• Data records:

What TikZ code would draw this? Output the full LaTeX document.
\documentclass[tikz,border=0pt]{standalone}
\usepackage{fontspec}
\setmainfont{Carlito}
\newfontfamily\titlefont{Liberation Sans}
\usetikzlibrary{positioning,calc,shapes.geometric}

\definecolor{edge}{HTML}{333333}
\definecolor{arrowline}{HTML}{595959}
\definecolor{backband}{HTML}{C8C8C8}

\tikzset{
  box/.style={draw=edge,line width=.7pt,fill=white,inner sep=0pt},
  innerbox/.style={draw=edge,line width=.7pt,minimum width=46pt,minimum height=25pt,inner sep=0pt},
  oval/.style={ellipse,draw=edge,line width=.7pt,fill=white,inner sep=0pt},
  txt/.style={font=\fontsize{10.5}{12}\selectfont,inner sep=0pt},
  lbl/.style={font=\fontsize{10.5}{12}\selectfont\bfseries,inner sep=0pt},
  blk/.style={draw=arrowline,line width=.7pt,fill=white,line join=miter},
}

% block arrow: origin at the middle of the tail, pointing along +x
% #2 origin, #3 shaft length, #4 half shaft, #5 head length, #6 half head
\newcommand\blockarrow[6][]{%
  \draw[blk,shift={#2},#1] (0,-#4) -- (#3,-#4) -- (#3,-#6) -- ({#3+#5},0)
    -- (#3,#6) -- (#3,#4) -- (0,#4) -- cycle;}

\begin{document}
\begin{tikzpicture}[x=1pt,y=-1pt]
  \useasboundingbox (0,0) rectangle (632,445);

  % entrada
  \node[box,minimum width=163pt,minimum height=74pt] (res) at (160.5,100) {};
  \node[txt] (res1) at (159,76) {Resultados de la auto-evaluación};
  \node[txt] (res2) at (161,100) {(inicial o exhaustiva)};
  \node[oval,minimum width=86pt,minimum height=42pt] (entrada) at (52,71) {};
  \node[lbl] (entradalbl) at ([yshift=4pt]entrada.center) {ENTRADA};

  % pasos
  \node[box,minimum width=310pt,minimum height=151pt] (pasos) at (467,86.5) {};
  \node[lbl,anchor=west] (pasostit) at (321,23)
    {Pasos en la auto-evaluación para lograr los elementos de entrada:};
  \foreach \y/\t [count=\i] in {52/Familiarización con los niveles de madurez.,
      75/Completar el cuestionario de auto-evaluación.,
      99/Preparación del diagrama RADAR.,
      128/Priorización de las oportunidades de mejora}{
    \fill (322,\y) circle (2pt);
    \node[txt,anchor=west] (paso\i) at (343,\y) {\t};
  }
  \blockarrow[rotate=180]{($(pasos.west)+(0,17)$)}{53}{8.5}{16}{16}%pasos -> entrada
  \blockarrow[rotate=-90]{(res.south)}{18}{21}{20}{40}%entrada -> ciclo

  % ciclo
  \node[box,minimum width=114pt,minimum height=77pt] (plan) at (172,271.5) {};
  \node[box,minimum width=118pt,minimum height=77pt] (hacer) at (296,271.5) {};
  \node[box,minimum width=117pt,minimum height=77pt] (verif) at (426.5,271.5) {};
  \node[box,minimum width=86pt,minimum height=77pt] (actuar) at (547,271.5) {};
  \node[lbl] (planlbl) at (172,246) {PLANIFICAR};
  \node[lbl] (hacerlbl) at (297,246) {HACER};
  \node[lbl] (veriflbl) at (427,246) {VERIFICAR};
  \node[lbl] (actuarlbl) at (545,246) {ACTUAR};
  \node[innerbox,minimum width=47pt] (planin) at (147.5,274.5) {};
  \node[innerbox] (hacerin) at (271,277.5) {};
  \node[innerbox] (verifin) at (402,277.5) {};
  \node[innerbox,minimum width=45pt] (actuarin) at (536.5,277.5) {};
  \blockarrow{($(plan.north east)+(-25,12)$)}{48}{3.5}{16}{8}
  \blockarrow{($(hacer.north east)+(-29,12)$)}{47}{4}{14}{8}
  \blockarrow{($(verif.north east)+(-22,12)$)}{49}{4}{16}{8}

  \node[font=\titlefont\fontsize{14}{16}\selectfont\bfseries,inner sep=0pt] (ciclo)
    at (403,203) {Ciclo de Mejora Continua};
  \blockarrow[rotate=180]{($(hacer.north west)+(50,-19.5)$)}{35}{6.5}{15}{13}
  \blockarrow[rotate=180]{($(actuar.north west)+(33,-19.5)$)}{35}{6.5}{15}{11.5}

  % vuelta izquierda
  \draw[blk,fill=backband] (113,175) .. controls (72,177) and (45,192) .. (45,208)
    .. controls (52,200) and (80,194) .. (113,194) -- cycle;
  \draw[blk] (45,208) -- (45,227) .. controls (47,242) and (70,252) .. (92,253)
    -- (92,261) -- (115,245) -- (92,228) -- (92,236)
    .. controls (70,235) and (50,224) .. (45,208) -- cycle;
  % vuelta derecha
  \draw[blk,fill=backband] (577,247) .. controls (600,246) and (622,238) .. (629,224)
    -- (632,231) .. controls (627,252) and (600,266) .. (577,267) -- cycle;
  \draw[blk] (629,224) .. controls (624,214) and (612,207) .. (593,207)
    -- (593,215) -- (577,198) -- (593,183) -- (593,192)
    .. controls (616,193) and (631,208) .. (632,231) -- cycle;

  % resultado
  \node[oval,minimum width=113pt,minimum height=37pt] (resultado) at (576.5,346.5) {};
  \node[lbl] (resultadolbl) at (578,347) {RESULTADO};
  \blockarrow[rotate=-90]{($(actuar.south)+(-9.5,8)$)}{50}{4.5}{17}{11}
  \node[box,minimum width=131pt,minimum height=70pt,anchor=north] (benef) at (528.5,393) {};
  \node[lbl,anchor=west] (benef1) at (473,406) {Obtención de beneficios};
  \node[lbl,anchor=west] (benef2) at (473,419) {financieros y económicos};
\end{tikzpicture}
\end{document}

==

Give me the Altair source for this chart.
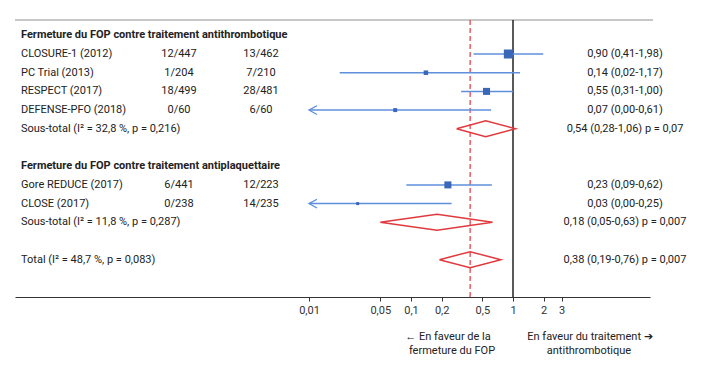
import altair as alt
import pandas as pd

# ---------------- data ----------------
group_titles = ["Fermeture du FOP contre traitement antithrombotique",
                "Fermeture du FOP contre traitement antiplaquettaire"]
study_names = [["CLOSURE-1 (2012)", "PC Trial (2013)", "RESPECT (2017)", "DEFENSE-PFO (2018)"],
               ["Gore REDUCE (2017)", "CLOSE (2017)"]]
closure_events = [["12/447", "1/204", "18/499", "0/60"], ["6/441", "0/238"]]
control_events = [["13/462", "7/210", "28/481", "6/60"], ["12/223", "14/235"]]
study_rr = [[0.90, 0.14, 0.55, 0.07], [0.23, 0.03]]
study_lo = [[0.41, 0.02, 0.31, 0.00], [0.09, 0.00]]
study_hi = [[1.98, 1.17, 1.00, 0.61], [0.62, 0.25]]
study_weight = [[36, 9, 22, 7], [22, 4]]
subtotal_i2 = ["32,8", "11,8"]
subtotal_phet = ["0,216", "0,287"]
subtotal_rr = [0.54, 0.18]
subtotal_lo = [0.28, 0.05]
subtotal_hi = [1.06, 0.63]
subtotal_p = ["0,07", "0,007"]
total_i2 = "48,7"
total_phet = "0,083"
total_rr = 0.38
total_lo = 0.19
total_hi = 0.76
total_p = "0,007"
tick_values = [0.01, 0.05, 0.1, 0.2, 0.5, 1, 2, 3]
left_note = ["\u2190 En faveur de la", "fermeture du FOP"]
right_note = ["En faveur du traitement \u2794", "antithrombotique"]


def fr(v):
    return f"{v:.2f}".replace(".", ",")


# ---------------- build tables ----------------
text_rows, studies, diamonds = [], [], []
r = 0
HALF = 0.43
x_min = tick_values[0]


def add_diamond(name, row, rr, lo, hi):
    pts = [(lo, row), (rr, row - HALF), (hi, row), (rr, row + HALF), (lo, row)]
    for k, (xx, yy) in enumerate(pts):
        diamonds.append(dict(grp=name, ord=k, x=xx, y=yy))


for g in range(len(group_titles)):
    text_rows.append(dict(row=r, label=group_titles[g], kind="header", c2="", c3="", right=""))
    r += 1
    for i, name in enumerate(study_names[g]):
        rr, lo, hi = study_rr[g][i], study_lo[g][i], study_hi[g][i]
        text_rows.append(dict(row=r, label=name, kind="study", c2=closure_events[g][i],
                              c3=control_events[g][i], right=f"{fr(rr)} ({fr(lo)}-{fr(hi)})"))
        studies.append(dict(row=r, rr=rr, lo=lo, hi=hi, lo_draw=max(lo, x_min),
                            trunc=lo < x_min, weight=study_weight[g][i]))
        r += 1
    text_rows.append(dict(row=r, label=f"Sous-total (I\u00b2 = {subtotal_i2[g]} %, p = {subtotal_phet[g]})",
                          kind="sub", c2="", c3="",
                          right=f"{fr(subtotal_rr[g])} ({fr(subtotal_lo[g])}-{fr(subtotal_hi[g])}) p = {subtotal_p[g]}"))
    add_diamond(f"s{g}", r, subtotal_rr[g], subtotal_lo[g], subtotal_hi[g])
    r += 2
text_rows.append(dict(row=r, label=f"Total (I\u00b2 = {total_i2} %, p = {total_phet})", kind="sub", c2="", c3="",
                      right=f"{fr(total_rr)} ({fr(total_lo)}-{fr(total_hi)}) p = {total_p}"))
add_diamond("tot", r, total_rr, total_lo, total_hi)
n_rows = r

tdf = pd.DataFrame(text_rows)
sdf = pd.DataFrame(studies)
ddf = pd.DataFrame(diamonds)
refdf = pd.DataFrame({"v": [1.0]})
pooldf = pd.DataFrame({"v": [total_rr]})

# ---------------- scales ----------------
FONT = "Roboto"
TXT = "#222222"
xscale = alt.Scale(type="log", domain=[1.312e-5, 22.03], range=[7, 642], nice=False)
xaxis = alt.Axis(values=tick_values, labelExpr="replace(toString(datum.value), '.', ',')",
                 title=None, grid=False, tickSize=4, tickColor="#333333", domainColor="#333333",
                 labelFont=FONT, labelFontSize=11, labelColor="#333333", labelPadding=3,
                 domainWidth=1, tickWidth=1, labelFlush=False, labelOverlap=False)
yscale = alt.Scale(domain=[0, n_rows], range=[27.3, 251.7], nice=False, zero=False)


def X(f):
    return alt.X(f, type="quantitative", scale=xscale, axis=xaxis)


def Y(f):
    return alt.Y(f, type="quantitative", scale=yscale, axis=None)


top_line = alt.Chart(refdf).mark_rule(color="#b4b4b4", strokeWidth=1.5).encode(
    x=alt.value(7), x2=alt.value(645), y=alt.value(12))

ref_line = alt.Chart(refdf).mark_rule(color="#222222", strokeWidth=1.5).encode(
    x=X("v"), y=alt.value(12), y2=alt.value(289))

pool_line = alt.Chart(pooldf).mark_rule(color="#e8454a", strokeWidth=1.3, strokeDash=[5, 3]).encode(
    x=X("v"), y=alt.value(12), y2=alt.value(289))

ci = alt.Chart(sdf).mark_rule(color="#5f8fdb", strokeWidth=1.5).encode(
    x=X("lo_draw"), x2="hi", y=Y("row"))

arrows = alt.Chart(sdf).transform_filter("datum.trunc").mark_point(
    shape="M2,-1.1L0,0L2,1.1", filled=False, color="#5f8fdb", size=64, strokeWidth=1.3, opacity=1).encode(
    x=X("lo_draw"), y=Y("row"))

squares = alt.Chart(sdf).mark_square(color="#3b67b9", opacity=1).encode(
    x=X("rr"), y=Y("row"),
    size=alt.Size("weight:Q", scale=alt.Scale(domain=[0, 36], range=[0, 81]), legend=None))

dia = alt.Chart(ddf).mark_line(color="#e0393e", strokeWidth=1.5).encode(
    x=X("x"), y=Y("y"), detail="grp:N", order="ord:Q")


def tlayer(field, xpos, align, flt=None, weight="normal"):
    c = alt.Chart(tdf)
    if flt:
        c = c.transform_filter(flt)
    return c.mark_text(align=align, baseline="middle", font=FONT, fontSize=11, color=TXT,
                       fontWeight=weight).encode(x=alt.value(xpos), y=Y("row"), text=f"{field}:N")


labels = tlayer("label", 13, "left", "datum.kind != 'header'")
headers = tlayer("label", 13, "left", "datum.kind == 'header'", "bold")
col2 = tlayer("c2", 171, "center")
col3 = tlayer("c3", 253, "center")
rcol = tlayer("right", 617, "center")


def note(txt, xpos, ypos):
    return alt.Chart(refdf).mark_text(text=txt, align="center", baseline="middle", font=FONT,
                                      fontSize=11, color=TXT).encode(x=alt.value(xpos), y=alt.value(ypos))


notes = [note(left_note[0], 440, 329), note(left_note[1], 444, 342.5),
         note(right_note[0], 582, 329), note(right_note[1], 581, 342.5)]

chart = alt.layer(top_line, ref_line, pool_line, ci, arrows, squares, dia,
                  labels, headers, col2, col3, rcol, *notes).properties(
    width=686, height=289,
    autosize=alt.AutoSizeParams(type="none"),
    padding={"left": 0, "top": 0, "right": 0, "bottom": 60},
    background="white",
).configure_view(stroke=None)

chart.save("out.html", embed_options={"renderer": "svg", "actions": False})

* * *

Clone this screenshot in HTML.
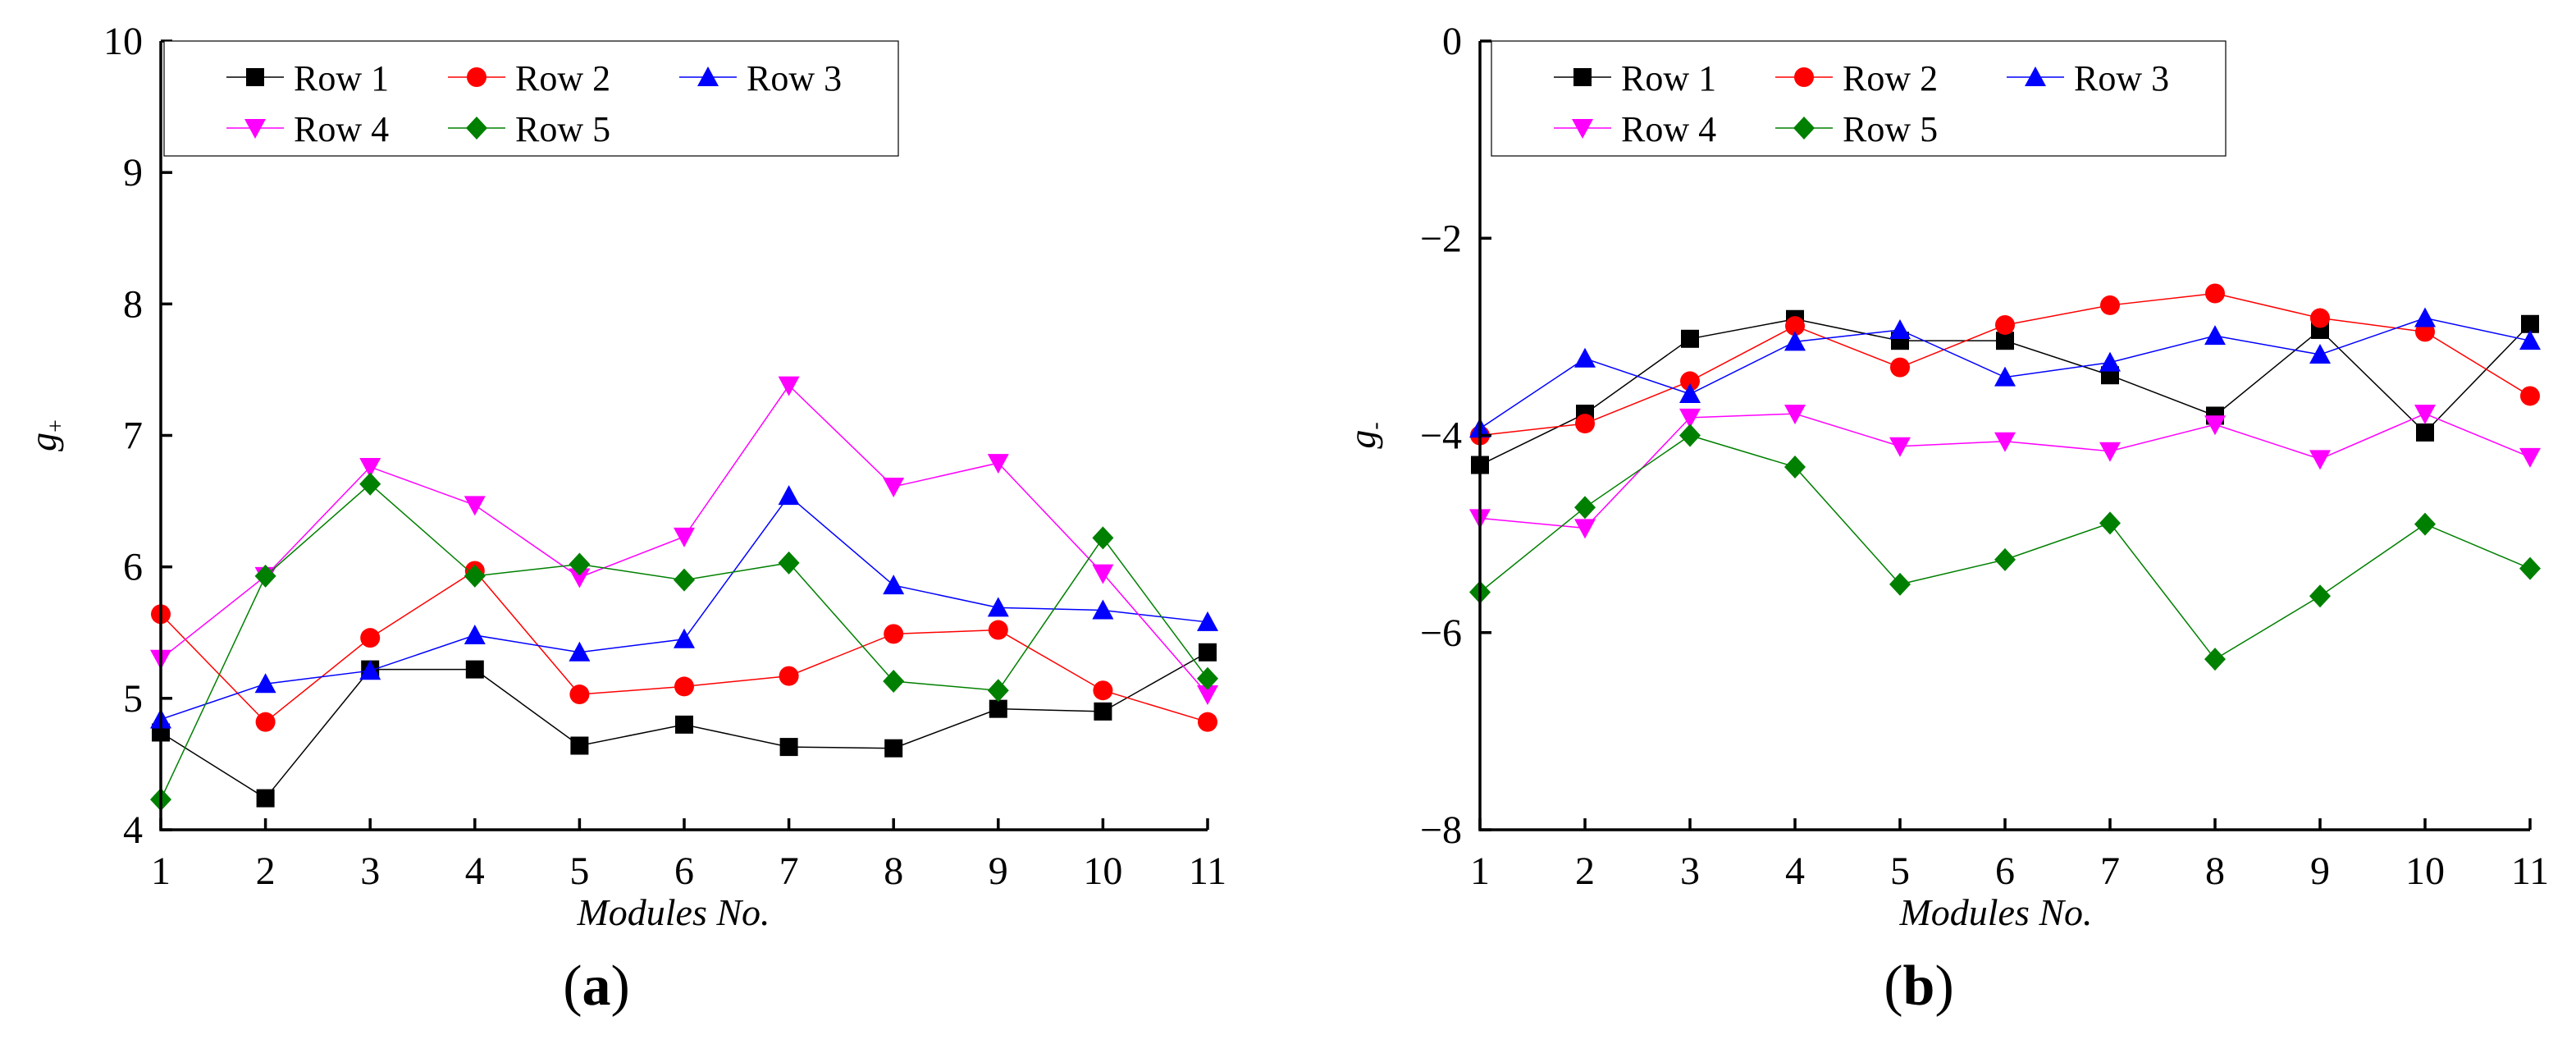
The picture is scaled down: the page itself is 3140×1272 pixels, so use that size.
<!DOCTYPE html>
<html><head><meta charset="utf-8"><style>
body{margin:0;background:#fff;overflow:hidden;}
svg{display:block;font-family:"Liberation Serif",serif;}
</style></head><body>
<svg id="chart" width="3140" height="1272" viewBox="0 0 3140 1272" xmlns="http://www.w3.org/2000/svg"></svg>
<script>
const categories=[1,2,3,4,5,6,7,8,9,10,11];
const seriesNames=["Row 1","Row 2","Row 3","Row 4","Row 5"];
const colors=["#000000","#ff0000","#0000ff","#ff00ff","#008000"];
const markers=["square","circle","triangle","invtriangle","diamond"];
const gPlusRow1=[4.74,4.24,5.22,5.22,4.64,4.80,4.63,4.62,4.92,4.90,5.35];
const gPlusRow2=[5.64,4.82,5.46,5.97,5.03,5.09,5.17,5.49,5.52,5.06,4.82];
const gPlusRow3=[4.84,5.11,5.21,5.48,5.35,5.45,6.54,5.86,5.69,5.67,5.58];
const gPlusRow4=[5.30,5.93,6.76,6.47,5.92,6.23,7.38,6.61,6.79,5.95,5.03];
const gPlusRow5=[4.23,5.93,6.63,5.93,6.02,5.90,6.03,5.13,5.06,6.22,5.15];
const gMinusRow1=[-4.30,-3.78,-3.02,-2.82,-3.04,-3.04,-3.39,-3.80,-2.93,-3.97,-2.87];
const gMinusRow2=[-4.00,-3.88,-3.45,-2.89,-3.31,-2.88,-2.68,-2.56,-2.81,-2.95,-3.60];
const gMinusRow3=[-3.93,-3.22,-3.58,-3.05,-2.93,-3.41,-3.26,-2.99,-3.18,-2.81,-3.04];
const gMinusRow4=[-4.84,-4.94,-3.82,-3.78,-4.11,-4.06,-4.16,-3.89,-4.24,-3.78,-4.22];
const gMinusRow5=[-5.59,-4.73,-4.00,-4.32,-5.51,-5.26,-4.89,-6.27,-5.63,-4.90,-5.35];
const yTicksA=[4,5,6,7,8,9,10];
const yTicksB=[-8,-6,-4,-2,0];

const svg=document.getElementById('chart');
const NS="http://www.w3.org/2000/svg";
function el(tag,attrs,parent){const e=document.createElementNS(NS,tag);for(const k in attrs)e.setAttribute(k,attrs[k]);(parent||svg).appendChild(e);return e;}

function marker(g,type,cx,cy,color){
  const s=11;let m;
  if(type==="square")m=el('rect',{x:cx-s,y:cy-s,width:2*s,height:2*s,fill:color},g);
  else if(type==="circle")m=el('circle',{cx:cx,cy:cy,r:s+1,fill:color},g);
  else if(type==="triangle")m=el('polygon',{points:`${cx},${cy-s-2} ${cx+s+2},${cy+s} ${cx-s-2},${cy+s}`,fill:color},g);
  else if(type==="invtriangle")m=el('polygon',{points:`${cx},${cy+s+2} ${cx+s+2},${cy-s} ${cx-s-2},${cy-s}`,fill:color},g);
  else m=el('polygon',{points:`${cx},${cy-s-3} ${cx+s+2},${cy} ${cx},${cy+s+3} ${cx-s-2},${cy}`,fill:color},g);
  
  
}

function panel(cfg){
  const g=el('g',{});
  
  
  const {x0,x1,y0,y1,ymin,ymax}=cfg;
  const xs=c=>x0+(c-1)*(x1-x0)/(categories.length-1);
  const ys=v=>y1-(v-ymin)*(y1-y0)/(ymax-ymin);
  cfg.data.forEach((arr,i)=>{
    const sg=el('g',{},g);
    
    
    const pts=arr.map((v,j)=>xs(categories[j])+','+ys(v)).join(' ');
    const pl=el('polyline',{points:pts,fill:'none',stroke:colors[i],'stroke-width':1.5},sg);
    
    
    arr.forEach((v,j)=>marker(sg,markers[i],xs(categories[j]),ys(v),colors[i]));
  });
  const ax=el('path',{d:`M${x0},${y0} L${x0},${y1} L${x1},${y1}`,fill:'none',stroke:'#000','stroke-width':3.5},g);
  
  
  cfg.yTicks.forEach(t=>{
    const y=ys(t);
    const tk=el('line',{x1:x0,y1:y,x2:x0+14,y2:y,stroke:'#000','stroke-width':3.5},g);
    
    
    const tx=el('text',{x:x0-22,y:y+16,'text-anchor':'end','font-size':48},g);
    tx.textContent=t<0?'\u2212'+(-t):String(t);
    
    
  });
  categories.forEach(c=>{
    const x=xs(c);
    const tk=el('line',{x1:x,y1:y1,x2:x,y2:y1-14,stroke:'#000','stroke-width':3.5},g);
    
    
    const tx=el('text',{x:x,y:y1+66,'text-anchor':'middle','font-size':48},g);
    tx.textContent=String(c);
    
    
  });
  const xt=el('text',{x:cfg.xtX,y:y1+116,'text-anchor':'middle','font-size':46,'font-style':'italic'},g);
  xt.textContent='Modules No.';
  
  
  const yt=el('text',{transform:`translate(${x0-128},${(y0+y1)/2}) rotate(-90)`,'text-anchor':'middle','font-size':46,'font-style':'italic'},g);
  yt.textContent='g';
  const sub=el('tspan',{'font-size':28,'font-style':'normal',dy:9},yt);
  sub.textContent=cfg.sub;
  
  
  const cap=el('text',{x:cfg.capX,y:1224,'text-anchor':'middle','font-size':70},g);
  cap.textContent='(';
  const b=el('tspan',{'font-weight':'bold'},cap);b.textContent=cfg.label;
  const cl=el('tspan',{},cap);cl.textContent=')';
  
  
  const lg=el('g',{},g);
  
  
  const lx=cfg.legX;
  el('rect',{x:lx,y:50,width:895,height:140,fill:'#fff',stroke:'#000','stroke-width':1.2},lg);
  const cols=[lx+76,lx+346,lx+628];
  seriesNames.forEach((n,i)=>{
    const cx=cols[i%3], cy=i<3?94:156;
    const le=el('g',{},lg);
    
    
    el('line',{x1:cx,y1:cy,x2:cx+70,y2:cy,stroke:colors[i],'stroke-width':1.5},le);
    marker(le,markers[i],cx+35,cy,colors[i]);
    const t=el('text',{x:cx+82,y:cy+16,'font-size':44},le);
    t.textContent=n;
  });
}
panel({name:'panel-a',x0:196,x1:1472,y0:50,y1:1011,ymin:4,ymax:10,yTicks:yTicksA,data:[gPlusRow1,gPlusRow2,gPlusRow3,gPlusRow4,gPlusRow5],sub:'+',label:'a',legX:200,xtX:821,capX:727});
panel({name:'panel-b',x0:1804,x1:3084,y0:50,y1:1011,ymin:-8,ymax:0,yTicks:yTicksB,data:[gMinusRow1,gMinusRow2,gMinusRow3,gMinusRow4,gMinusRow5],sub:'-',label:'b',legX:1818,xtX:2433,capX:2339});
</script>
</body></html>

• Short problem: From the records above, quote word for word only the lines beginning at the line that has "Give me the Altair source for this chart." and stopping after the line that has "import pandas as pd". Omit the pictures.

• Answer for the task:
Give me the Altair source for this chart.
import altair as alt
import pandas as pd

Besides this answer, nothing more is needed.